M. Jacques Jeannerat (LJS). Une majorité de la commission des pétitions n'avait pas trouvé les deux pétitions fondamentalement opposées. On relève quand même quelques points d'intérêt ou des problématiques communs. Il est clair - cela a été relevé - que deux ou trois rues aux Eaux-Vives sont des axes structurants, donc placées sous l'égide de l'Etat; le reste, comme le souligne le Conseil d'Etat dans son rapport, c'est l'affaire de la Ville de Genève.

Or le problème, chers collègues, c'est que la Ville ne fout rien dans ce dossier ! Elle fait preuve d'une incompétence crasse, donc je suis d'accord qu'on renvoie ce rapport à la commission des transports, parce que quelques trucs doivent être réglés. On pourrait auditionner les représentants de la Ville et leur demander ce qu'ils entendent entreprendre exactement, comment ils comptent gérer le problème. Je vous remercie.

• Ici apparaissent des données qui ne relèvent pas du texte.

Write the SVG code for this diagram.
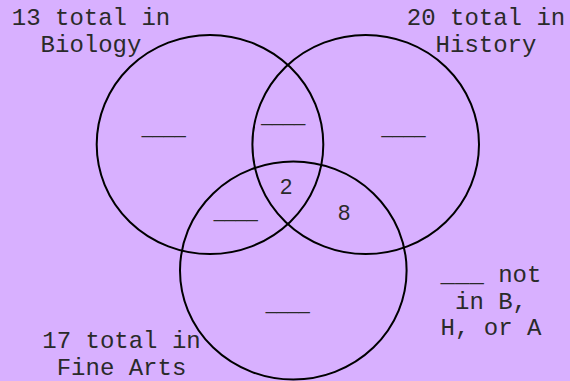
<svg xmlns="http://www.w3.org/2000/svg" width="570" height="381" viewBox="0 0 570 381">
<style>
.set{fill:none;stroke:#000;stroke-width:2}
.mono{font-family:"Liberation Mono","Courier New",monospace;font-size:24px;fill:#2a2a2a;text-anchor:middle}
.num{font-family:"Liberation Sans",Arial,sans-serif;font-size:22px;fill:#2a2a2a;text-anchor:middle}
</style>
<rect x="0" y="0" width="570" height="381" fill="#d8b0ff"/>
<g id="biology">
<ellipse class="set" cx="210" cy="144.5" rx="113.3" ry="109.5"/>
<text class="mono" x="91" y="25">13 total in</text>
<text class="mono" x="91" y="52">Biology</text>
</g>
<g id="history">
<ellipse class="set" cx="365.7" cy="144.5" rx="113.3" ry="109.5"/>
<text class="mono" x="486" y="25">20 total in</text>
<text class="mono" x="486" y="52">History</text>
</g>
<g id="finearts">
<ellipse class="set" cx="293.3" cy="270.5" rx="113.3" ry="109"/>
<text class="mono" x="121.5" y="348">17 total in</text>
<text class="mono" x="121.5" y="375">Fine Arts</text>
</g>
<g id="regions">
<text class="num" x="163.7" y="132.5" textLength="44" lengthAdjust="spacingAndGlyphs">____</text>
<text class="num" x="283.3" y="120.8" textLength="44" lengthAdjust="spacingAndGlyphs">____</text>
<text class="num" x="403.5" y="132.5" textLength="44" lengthAdjust="spacingAndGlyphs">____</text>
<text class="num" x="235.7" y="216.5" textLength="44" lengthAdjust="spacingAndGlyphs">____</text>
<text class="num" x="287.7" y="308.5" textLength="44" lengthAdjust="spacingAndGlyphs">____</text>
<text class="num" x="286.2" y="193.5">2</text>
<text class="num" x="344" y="219.5">8</text>
</g>
<g id="outside">
<text class="mono" x="491" y="282">___ not</text>
<text class="mono" x="491" y="308.5">in B,</text>
<text class="mono" x="491" y="335">H, or A</text>
</g>
</svg>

Le président. Merci bien. On aurait aussi pu renvoyer ces pétitions à la Ville de Genève ! Mesdames et Messieurs, nous sommes saisis d'une proposition de renvoi du rapport du Conseil d'Etat à la commission des transports - pour une étude extrêmement importante, peut-être même une thèse de doctorat, on ne sait jamais ! Je soumets cette requête au vote du plénum; en cas de refus, nous nous déterminerons sur l'autre demande, à savoir le renvoi au Conseil d'Etat.

Mis aux voix, le renvoi du rapport du Conseil d'Etat sur les pétitions 2200 et 2209 à la commission des transports est rejeté par 54 non contre 26 oui.

Mis aux voix, le renvoi au Conseil d'Etat de son rapport sur les pétitions 2200 et 2209 est rejeté par 41 non contre 39 oui et 2 abstentions.

Le Grand Conseil prend donc acte du rapport du Conseil d'Etat sur les pétitions 2200 et 2209.